[Begin PROVIDED DATA]

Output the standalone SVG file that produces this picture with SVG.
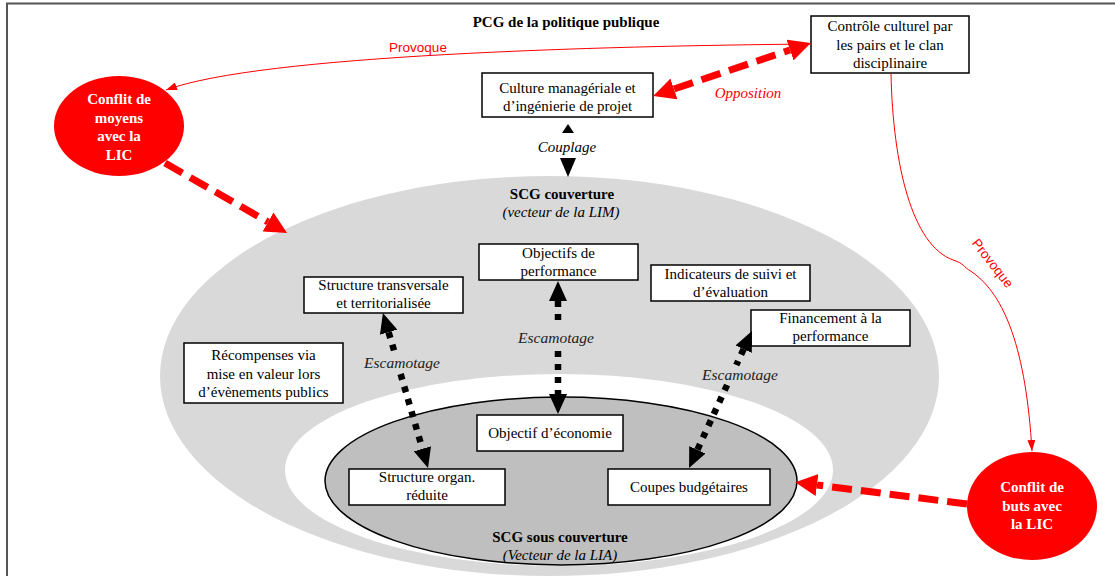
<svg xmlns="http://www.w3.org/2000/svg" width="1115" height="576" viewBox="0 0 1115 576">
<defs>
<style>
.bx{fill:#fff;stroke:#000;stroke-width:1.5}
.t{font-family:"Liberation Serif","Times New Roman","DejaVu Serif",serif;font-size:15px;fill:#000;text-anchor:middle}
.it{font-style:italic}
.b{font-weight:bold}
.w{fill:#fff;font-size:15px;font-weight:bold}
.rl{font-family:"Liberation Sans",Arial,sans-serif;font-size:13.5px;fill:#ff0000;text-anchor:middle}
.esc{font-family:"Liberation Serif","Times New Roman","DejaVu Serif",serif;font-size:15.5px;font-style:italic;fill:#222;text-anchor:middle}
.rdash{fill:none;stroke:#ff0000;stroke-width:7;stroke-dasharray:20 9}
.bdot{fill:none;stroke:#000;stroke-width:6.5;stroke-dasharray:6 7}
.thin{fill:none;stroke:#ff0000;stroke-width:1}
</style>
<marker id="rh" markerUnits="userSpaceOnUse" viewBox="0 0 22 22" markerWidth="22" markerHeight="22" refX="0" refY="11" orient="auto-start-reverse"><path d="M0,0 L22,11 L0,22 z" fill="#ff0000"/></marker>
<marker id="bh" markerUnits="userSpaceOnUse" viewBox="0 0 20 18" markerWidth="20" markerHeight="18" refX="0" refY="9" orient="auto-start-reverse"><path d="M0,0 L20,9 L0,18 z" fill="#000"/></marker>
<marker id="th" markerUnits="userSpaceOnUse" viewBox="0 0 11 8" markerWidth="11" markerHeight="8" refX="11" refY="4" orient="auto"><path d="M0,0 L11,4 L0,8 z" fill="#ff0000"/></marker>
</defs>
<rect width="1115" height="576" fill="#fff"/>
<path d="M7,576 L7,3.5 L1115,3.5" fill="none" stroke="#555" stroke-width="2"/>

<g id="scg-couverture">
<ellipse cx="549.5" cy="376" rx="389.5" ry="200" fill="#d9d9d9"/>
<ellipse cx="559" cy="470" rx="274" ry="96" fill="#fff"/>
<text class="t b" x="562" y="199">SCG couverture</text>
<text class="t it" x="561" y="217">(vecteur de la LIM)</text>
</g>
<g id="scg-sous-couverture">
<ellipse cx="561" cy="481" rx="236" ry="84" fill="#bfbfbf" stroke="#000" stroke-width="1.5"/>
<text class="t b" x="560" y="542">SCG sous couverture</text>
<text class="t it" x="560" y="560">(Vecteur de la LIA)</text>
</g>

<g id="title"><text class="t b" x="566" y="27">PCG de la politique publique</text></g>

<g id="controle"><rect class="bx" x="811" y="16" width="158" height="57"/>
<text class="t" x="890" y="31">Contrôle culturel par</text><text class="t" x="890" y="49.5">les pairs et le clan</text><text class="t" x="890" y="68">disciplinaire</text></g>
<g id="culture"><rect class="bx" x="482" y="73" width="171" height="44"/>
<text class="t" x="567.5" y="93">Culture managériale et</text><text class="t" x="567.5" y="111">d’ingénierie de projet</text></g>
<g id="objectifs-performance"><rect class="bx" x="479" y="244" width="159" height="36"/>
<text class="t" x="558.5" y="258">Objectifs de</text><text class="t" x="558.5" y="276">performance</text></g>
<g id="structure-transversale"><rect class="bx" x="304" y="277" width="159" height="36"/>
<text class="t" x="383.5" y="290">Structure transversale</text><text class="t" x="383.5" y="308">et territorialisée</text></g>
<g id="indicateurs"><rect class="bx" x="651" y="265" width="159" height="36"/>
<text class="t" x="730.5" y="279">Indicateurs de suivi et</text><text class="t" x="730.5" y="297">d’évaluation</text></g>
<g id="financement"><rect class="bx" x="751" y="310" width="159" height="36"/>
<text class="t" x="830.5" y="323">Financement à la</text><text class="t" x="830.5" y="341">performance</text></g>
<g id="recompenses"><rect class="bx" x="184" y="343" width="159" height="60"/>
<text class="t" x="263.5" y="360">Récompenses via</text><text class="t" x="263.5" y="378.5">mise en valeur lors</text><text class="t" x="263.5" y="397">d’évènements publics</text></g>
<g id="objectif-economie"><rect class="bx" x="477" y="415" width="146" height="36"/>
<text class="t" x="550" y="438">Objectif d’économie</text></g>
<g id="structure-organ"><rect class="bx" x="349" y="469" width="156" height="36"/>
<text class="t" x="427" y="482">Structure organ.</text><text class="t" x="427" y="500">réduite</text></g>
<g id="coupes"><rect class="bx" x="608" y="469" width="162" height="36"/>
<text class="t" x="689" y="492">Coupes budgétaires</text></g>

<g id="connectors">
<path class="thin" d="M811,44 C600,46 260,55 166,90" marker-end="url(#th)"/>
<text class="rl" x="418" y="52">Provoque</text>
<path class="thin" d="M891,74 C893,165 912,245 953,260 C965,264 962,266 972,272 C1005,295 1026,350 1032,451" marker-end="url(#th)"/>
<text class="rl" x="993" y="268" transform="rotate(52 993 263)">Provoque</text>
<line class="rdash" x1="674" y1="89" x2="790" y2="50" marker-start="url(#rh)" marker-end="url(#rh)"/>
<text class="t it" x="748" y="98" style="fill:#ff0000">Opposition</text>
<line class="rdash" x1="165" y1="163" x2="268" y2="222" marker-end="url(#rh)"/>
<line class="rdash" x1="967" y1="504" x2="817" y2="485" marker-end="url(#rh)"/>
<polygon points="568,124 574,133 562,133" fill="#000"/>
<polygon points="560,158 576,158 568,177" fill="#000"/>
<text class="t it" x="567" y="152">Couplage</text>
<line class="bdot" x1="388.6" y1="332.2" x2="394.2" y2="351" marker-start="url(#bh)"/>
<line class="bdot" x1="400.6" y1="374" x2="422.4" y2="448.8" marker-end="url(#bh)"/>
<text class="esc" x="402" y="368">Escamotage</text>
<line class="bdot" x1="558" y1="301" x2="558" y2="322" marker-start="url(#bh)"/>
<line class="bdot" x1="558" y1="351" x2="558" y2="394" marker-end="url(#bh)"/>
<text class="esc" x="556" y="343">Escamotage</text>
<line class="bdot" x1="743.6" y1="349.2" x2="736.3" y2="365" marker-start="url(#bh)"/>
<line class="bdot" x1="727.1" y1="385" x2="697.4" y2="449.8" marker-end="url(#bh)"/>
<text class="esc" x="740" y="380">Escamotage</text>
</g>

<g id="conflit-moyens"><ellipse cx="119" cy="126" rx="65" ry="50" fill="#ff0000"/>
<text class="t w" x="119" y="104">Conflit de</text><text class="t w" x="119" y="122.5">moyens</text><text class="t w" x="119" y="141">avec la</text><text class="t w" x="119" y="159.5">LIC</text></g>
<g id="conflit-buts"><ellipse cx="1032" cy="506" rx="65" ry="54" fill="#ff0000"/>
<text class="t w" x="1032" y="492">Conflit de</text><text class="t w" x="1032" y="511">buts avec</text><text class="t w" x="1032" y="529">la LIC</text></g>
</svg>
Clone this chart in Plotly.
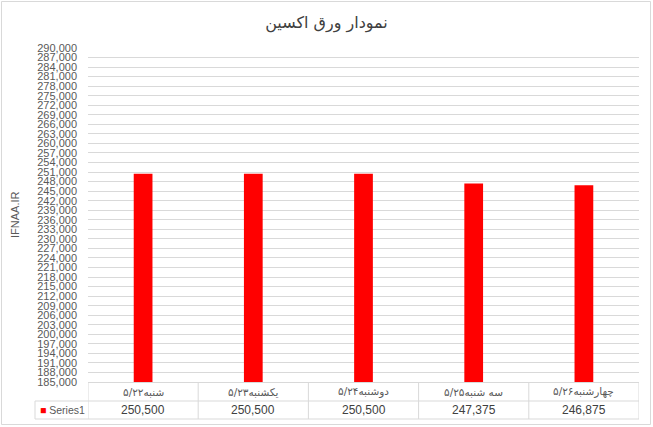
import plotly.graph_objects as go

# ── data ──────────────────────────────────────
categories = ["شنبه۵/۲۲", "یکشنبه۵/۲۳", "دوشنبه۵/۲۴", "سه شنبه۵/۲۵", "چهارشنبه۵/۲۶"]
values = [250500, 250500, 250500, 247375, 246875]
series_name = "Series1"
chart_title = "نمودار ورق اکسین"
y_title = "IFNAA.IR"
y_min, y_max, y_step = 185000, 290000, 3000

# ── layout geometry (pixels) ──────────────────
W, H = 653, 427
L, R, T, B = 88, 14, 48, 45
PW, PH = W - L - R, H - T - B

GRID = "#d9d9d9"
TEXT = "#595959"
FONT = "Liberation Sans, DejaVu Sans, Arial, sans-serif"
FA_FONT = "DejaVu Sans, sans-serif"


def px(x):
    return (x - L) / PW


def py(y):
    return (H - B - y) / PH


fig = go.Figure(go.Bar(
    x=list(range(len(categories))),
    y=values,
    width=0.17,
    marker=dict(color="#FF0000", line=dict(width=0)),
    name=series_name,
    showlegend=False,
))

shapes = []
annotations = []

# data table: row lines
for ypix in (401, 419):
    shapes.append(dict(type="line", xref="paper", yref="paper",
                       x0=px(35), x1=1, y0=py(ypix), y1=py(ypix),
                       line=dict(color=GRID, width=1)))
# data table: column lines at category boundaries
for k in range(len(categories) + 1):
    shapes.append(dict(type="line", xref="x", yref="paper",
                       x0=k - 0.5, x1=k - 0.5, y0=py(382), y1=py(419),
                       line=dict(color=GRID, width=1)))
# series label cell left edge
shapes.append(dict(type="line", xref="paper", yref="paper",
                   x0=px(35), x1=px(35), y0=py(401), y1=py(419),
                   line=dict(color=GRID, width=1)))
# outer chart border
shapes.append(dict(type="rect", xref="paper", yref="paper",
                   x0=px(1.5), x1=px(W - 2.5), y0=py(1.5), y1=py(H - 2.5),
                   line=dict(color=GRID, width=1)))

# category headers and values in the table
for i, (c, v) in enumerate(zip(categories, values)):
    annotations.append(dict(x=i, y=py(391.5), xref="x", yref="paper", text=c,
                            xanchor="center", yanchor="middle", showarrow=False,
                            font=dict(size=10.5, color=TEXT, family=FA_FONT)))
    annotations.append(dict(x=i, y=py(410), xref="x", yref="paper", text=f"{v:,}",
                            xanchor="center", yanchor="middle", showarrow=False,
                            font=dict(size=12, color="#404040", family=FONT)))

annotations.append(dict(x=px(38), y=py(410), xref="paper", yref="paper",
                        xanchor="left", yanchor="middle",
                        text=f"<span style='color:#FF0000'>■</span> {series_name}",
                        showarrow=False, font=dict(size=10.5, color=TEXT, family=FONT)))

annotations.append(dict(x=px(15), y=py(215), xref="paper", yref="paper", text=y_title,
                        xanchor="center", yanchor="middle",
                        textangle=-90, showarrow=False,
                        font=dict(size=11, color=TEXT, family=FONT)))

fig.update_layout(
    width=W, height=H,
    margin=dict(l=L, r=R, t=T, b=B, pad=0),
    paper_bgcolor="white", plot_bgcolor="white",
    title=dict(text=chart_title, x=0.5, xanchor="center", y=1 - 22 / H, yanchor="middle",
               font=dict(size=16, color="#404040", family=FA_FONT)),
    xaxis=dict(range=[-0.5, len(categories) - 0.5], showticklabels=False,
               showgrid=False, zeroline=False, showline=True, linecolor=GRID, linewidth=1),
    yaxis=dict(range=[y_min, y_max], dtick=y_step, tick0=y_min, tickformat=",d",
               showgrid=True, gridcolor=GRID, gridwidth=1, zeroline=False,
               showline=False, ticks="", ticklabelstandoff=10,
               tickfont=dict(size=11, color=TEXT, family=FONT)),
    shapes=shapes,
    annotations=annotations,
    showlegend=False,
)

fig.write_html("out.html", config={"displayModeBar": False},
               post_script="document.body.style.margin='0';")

[End PROVIDED DATA]

(YOUR TASK) Above are the records. Copy only the lines from the one with "Clone this chart in Plotly." through the one with "return (x - L) / PW", exactly, with no pictures.

(WRITTEN RESPONSE)
Clone this chart in Plotly.
import plotly.graph_objects as go

# ── data ──────────────────────────────────────
categories = ["شنبه۵/۲۲", "یکشنبه۵/۲۳", "دوشنبه۵/۲۴", "سه شنبه۵/۲۵", "چهارشنبه۵/۲۶"]
values = [250500, 250500, 250500, 247375, 246875]
series_name = "Series1"
chart_title = "نمودار ورق اکسین"
y_title = "IFNAA.IR"
y_min, y_max, y_step = 185000, 290000, 3000

# ── layout geometry (pixels) ──────────────────
W, H = 653, 427
L, R, T, B = 88, 14, 48, 45
PW, PH = W - L - R, H - T - B

GRID = "#d9d9d9"
TEXT = "#595959"
FONT = "Liberation Sans, DejaVu Sans, Arial, sans-serif"
FA_FONT = "DejaVu Sans, sans-serif"


def px(x):
    return (x - L) / PW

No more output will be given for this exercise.